--- Quote Start ---
At every iteration of the 2nd loop the value from previous iteration is stored instead of creating a new local variable. Whats going wrong?
--- Quote End ---
Most C compilers, including Altera's emulator, do not actually redefine the scoped variables and keep reusing them. When you are compiling for hardware execution, however, the variable scope will be taken into account. Still, you MUST initialize all your scoped variables. In your code, the first assignment to those two variables is conditional, hence it is possible to get incorrect output if the variable is not assigned any value in the conditional statement, but gets used in the statements after that. Depending on how your algorithm works, this might never happen but still, you should probably make sure lack of initialization on those variables will never cause trouble.
--- Quote Start ---
P.S- In red i have a memory dependency, how i resolve this?
--- Quote End ---
I would guess the "total_gin" variable is implemented using Block RAMs due to its size and since access latency to Block RAMs is NOT one clock cycle, you will get load/sore dependencies.
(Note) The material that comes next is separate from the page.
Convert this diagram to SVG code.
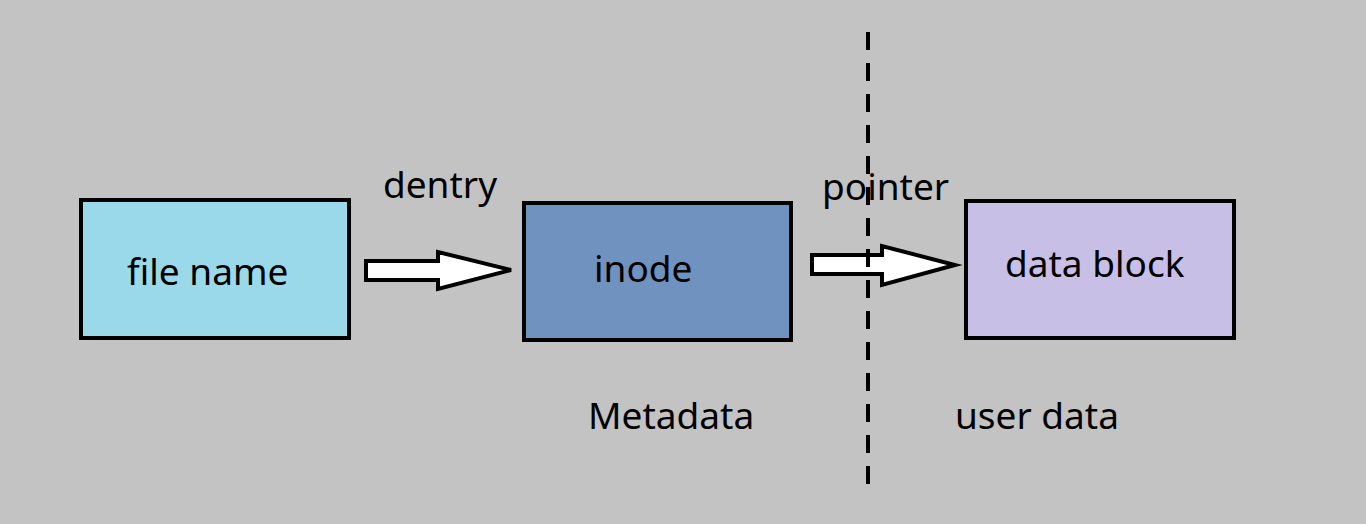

To get single-cycle accesses, you should either use a smaller buffer that can be implemented using registers, or, if your algorithm allows, convert that buffer to a shift register. If none of these can be done, switching to NDRange could help since the initiation interval (II) is adjusted at runtime by the scheduler and hence, could allow better performance compared to the the fixed II in the equivalent single work-item kernel.